Siehe (?), (es ist (?)) der Kopf des Horus3-[Min auf seiner Treppe.]
[Mögest du ihn/es auf deine Stirn legen, das Buch des Goldes, das] die Götter [besänftigt].4
Ich werde ihn/es auf deine Augenbrauen legen.
Deine Augenbrauen [sind der/aus Ocker (?), der ... ... ...]5
[Ich werde ihn/es auf deine šr.tj-Nasenlöcher legen.]
Deine [šr.tj-Nasenlöcher] [x+5] 〈sind〉 das Tor der (Atem)luft.6
[Ich werde ihn/es auf deine fnḏ-Nase legen. Nicht wird sie sich verschließen (?) ...]
[Ich werde ihn/es auf] deine beiden [Augen (?) legen].7 〈Deine beiden Augen sind aus〉 Quartz (?) [... ... ...
... ... ...]. Nicht [... ... ...8

1 Vorausgesetzt, der Text ist gänzlich parallel zu Spruch 3 von Papyrus Leiden I 348, werden sicherlich eine, wenn nicht zwei Zeilen fehlen. Die beiden Wörter von Zeile 1 sind in pLeiden I 348, Kol. 1.6 nicht identifizierbar, aber die ersten 6 cm von jeder Zeile in Papyrus Leiden I 348, Kol. 1 fehlen.

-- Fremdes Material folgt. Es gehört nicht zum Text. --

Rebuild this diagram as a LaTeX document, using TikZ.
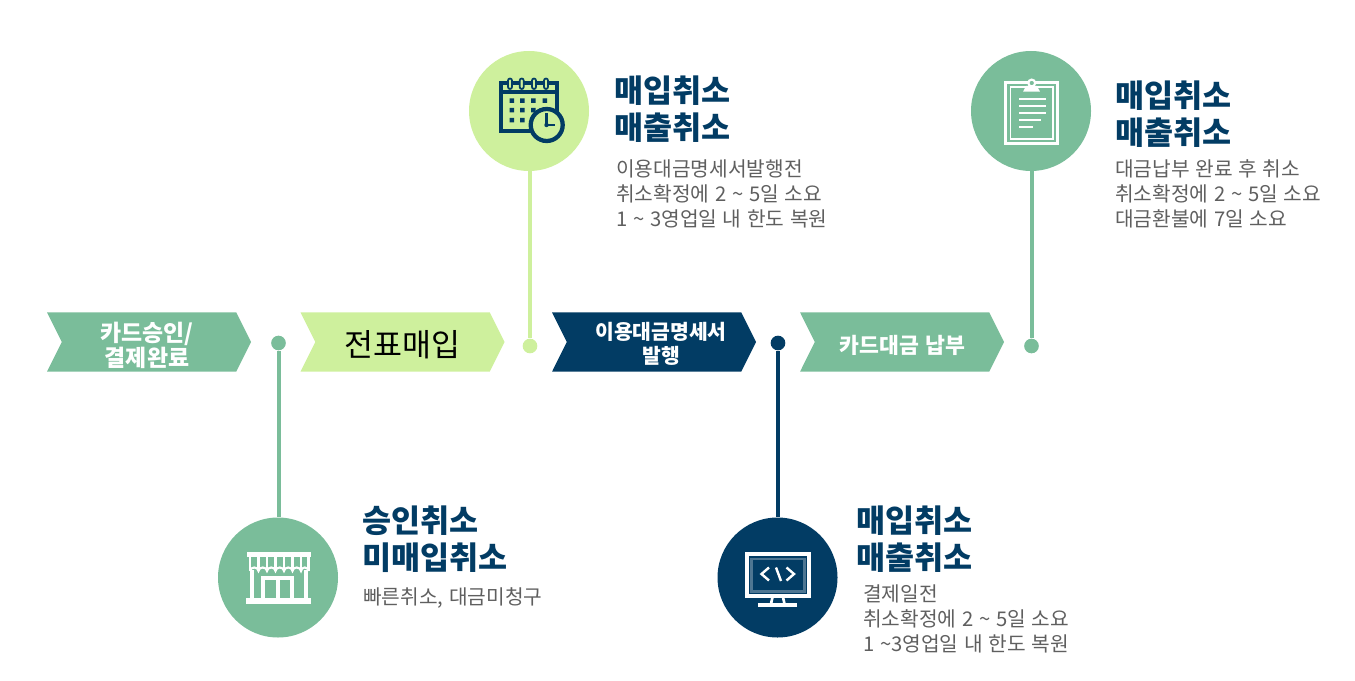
\documentclass[tikz,border=0pt]{standalone}
\usepackage{fontspec}
\usepackage{tikz}
\usetikzlibrary{shapes.symbols}
\setmainfont[WordSpace=1.25]{Noto Sans CJK KR}
\definecolor{leafgreen}{HTML}{7ABD9A}
\definecolor{palegreen}{HTML}{CEF09D}
\definecolor{navyblue}{HTML}{023C64}
\definecolor{bodygray}{HTML}{5F5F5F}
\newcommand{\wave}{\textasciitilde}
\tikzset{
  chevron/.style={signal,signal to=east,signal from=west,signal pointer angle=127,
    minimum width=153pt,minimum height=44.6pt,inner sep=0pt,text=white},
  chevlabel/.style={align=center,inner sep=0pt,text=white,font=\bfseries\fontsize{17.2}{18.8}\selectfont},
  stepdot/.style={circle,minimum size=11pt,inner sep=0pt},
  iconball/.style={circle,minimum size=90pt,inner sep=0pt},
  stem/.style={line width=3pt},
  headtext/.style={right,align=left,inner sep=0pt,text=navyblue,font=\bfseries\fontsize{23.7}{27.5}\selectfont},
  bodytext/.style={right,align=left,inner sep=0pt,text=bodygray,font=\fontsize{15.2}{18.75}\selectfont},
  icon/.style={line width=#1,line join=miter}
}
\begin{document}
\begin{tikzpicture}[x=0.75pt,y=-0.75pt]
  \useasboundingbox (0,0) rectangle (1355,681);

  % chevrons along the middle
  \node [chevron,fill=leafgreen] (cardok) at (149,342) {};
  \node [chevlabel] at (147,345.5) {카드승인/\\결제완료};
  \node [chevron,fill=palegreen] (slip) at (402.5,342) {};
  \node [align=center,inner sep=0pt,font=\fontsize{23.6}{28}\selectfont] at (402.5,345) {전표매입};
  \node [chevron,fill=navyblue] (bill) at (654,342) {};
  \node [chevlabel,font=\bfseries\fontsize{15.3}{18}\selectfont] at (661,344) {이용대금명세서\\발행};
  \node [chevron,fill=leafgreen] (pay) at (902,342) {};
  \node [chevlabel,font=\bfseries\fontsize{16.2}{18}\selectfont] at (902.5,345) {카드대금 납부};

  % dots, balls and their stems
  \node [stepdot,fill=leafgreen] (dotA) at (278.5,343) {};
  \node [stepdot,fill=palegreen] (dotB) at (530,346) {};
  \node [stepdot,fill=navyblue] (dotC) at (778,343) {};
  \node [stepdot,fill=leafgreen] (dotD) at (1031.5,346) {};
  \node [iconball,fill=leafgreen] (ballA) at (278,577.5) {};
  \node [iconball,fill=palegreen] (ballB) at (529,111) {};
  \node [iconball,fill=navyblue] (ballC) at (777.5,577.5) {};
  \node [iconball,fill=leafgreen] (ballD) at (1031,111) {};
  \draw [stem,leafgreen] (dotA) -- (dotA |- ballA.north);
  \draw [stem,palegreen] (dotB) -- (dotB |- ballB.south);
  \draw [stem,navyblue] (dotC) -- (dotC |- ballC.north);
  \draw [stem,leafgreen] (dotD) -- (dotD |- ballD.south);

  % shop
  \fill [white] (246.7,552.3) rectangle (310.7,557);
  \draw [white,icon=1.7pt] (250,556) -- (250,571);
  \draw [white,icon=1.7pt] (258.5,556) -- (258.5,571);
  \draw [white,icon=1.7pt] (267,556) -- (267,571);
  \draw [white,icon=1.7pt] (275.5,556) -- (275.5,571);
  \draw [white,icon=1.7pt] (284,556) -- (284,571);
  \draw [white,icon=1.7pt] (292.5,556) -- (292.5,571);
  \draw [white,icon=1.7pt] (301,556) -- (301,571);
  \draw [white,icon=1.7pt] (308.5,556) -- (308.5,571);
  \draw [white,icon=1.6pt] (250,571) arc (180:0:4.25 and -3.5) arc (180:0:4.25 and -3.5)
    arc (180:0:4.25 and -3.5) arc (180:0:4.25 and -3.5) arc (180:0:4.25 and -3.5)
    arc (180:0:4.25 and -3.5) arc (180:0:3.75 and -3.5);
  \draw [white,icon=3pt] (251.5,570) -- (251.5,600);
  \draw [white,icon=3pt] (306,570) -- (306,600);
  \draw [white,icon=2.4pt] (263,598) -- (263,578) -- (292,578) -- (292,598);
  \draw [white,icon=2.4pt] (278,578) -- (278,598);
  \fill [white] (246,598.3) rectangle (310.7,604.3);

  % calendar with clock
  \draw [navyblue,icon=3pt] (501,83.5) rectangle (556.5,131);
  \draw [navyblue,icon=2.4pt] (501,92) -- (556.5,92);
  \draw [navyblue,icon=1.3pt,fill=palegreen,rounded corners=1.5pt] (508,78.5) rectangle (512,89);
  \draw [navyblue,icon=1.3pt,fill=palegreen,rounded corners=1.5pt] (519.7,78.5) rectangle (523.7,89);
  \draw [navyblue,icon=1.3pt,fill=palegreen,rounded corners=1.5pt] (532,78.5) rectangle (536,89);
  \draw [navyblue,icon=1.3pt,fill=palegreen,rounded corners=1.5pt] (544,78.5) rectangle (548,89);
  \fill [navyblue] (509.5,98.5) rectangle +(4.5,4.5) (520,98.5) rectangle +(4.5,4.5)
    (531,98.5) rectangle +(4.5,4.5) (542.7,98.5) rectangle +(4.5,4.5)
    (509.5,108) rectangle +(4.5,4.5) (520,108) rectangle +(4.5,4.5) (531,108) rectangle +(4.5,4.5)
    (509.5,117.8) rectangle +(4.5,4.5) (520,117.8) rectangle +(4.5,4.5);
  \draw [navyblue,icon=3.2pt,fill=palegreen] (546.7,125) circle [radius=16];
  \draw [navyblue,icon=1.6pt] (546.5,113.5) -- (546.5,125) -- (555,125);
  \fill [navyblue] (546.5,125) circle [radius=2.2];

  % monitor
  \draw [white,icon=2.8pt] (746.8,554) rectangle (809,596);
  \draw [white,opacity=.3,icon=1.6pt] (751.5,558.7) rectangle (804.5,591.5);
  \draw [white,icon=2pt] (772.5,597) -- (771,604);
  \draw [white,icon=2pt] (783,597) -- (784.5,604);
  \fill [white] (758.3,603.3) rectangle (796.7,606.9);
  \draw [white,icon=1.8pt] (769,567.5) -- (761.5,574) -- (769,580.5);
  \draw [white,icon=1.8pt] (776,567.5) -- (781,581);
  \draw [white,icon=1.8pt] (786.5,567.5) -- (794,574) -- (786.5,580.5);

  % clipboard
  \draw [white,icon=2.6pt] (1005.7,82.5) rectangle (1057.7,143.3);
  \draw [white,icon=1.3pt] (1010.5,87) rectangle (1053,139);
  \fill [white] (1023,91.7) -- (1026,86) -- (1037,86) -- (1040,91.7) -- cycle;
  \draw [white,icon=1.6pt,fill=leafgreen] (1031.7,83) circle [radius=3.4];
  \draw [white,icon=1.8pt] (1019,99) -- (1045.7,99);
  \draw [white,icon=1.8pt] (1019,106) -- (1045.7,106);
  \draw [white,icon=1.8pt] (1019,113) -- (1045.7,113);
  \draw [white,icon=1.8pt] (1019,120) -- (1041,120);
  \draw [white,icon=1.8pt] (1019,127.3) -- (1032.7,127.3);

  % texts beside the balls
  \node [headtext] (headA) at (362,539) {승인취소\\미매입취소};
  \node [bodytext] (bodyA) at (363,598) {빠른취소, 대금미청구};
  \node [headtext] (headB) at (614,109) {매입취소\\매출취소};
  \node [bodytext] (bodyB) at (616,194) {이용대금명세서발행전\\취소확정에 2 \wave{} 5일 소요\\1 \wave{} 3영업일 내 한도 복원};
  \node [headtext] (headC) at (856,539) {매입취소\\매출취소};
  \node [bodytext] (bodyC) at (863,619) {결제일전\\취소확정에 2 \wave{} 5일 소요\\1 \wave{}3영업일 내 한도 복원};
  \node [headtext] (headD) at (1115,114) {매입취소\\매출취소};
  \node [bodytext] (bodyD) at (1115,194) {대금납부 완료 후 취소\\취소확정에 2 \wave{} 5일 소요\\대금환불에 7일 소요};
\end{tikzpicture}
\end{document}
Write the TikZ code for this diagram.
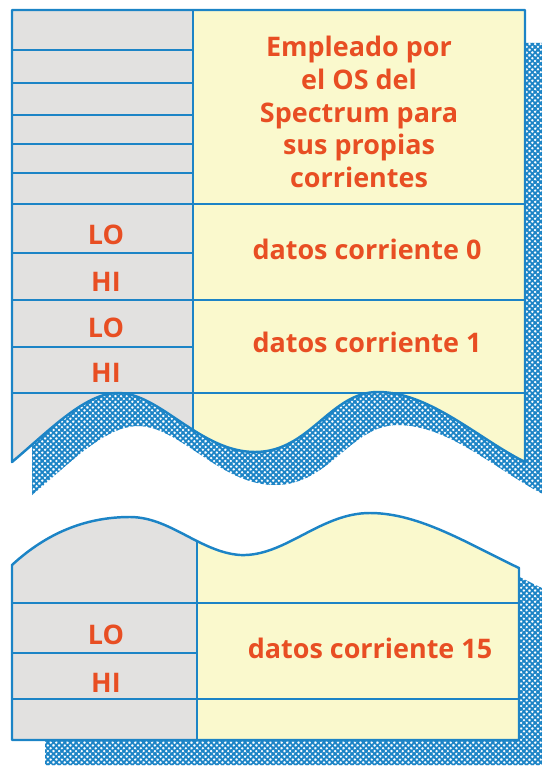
\documentclass[tikz,border=0pt]{standalone}
\usepackage{fontspec}
\setmainfont{Open Sans}
\usetikzlibrary{patterns.meta}
\definecolor{mapline}{RGB}{28,132,198}
\definecolor{mapgray}{RGB}{226,225,224}
\definecolor{mapyellow}{RGB}{250,249,205}
\definecolor{maptext}{RGB}{232,78,35}
\tikzset{
  mapedge/.style   = {draw=mapline, line width=2.1pt, line join=round},
  maprule/.style   = {draw=mapline, line width=1.9pt},
  hatchup/.style   = {pattern={Lines[angle=45, distance=3.4pt, line width=1.6pt]},
                      pattern color=mapline},
  hatchdown/.style = {pattern={Lines[angle=-45, distance=3.4pt, line width=1.6pt]},
                      pattern color=mapline},
  memtext/.style   = {font=\bfseries\fontsize{23}{28}\selectfont, text=maptext,
                      align=center, inner sep=0pt},
}
% outlines of the two torn pieces of the memory map
\newcommand{\upperblock}{(12,10) -- (525,10) -- (525,462)
  .. controls (480,440) and (430,392) .. (378,392)
  .. controls (330,392) and (310,452) .. (255,452)
  .. controls (200,452) and (160,393) .. (118,393)
  .. controls (85,393) and (50,430) .. (12,462) -- cycle}
\newcommand{\lowerblock}{(12,740) -- (12,565)
  .. controls (50,530) and (90,517) .. (130,517)
  .. controls (170,517) and (200,552) .. (240,555)
  .. controls (285,557) and (320,513) .. (370,513)
  .. controls (420,513) and (470,545) .. (519,568) -- (519,740) -- cycle}

\begin{document}
\begin{tikzpicture}[x=0.03cm, y=-0.03cm]
  \useasboundingbox (0,0) rectangle (542,768);
  \clip (0,0) rectangle (542,768);

  % shadows
  \fill[hatchup, shift={(20,33)}] \upperblock;
  \fill[hatchdown, shift={(20,33)}] \upperblock;
  \fill[hatchup, shift={(33,25)}] \lowerblock;
  \fill[hatchdown, shift={(33,25)}] \lowerblock;

  % upper piece
  \fill[mapyellow] \upperblock;
  \begin{scope}
    \clip \upperblock;
    \fill[mapgray] (12,0) rectangle (193,768);
    \draw[maprule] (193,0) -- (193,768);
    \foreach \y in {50,83,115,144,173,253,347}
      \draw[maprule] (12,\y) -- (193,\y);
    \foreach \y in {204,300,393}
      \draw[maprule] (12,\y) -- (525,\y);
  \end{scope}
  \draw[mapedge] \upperblock;

  % lower piece
  \fill[mapyellow] \lowerblock;
  \begin{scope}
    \clip \lowerblock;
    \fill[mapgray] (12,500) rectangle (197,768);
    \draw[maprule] (197,500) -- (197,768);
    \draw[maprule] (12,653) -- (197,653);
    \foreach \y in {603,699}
      \draw[maprule] (12,\y) -- (519,\y);
  \end{scope}
  \draw[mapedge] \lowerblock;

  % texts
  \node[memtext] (osuse) at (359,112)
    {Empleado por\\el OS del\\Spectrum para\\sus propias\\corrientes};
  \node[memtext] (data0) at (367,249) {datos corriente 0};
  \node[memtext] (data1) at (367,342) {datos corriente 1};
  \node[memtext] (data15) at (370,648) {datos corriente 15};
  \foreach \y/\t/\n in {235/LO/lo0, 282/HI/hi0, 328/LO/lo1, 373/HI/hi1,
                        635/LO/lo15, 683/HI/hi15}
    \node[memtext] (\n) at (106,\y) {\t};
\end{tikzpicture}
\end{document}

2 Entspricht Papyrus Leiden I 348, Kol. 1.7. Borghouts 1971, 40, Anm. 13 anstelle von "Ein Amulett der Gesundheit": "... to her, health and prosperity."

3 Entspricht Papyrus Leiden I 348, Kol. 1.8. Borghouts 1971, 43, Anm. 18 übersetzt: "(damit es gesund wird) like the head of Horus".

4 Entspricht Papyrus Leiden I 348, Kol. 1.8–9. Ergänzungsvorschlag gemäß Borghouts 1971, 16 und Taf. 1, Anm. (a) zu Z. 9.

5 Entspricht Papyrus Leiden I 348, Kol. 1.9 in der Ergänzung von Borghouts 1971, Taf. 1, Anm. (a) zu Z. 9, ist dort jedoch fast komplett zerstört.

6 Entspricht Papyrus Leiden I 348, Kol. 1.9–2.1.

7 Entspricht wahrscheinlich Papyrus Leiden I 348, Kol.2.1.

8 Entspricht wahrscheinlich Papyrus Leiden I 348, Kol. 2.2: "Nicht fällt ..., nicht wird zerstört/beschädigt ...".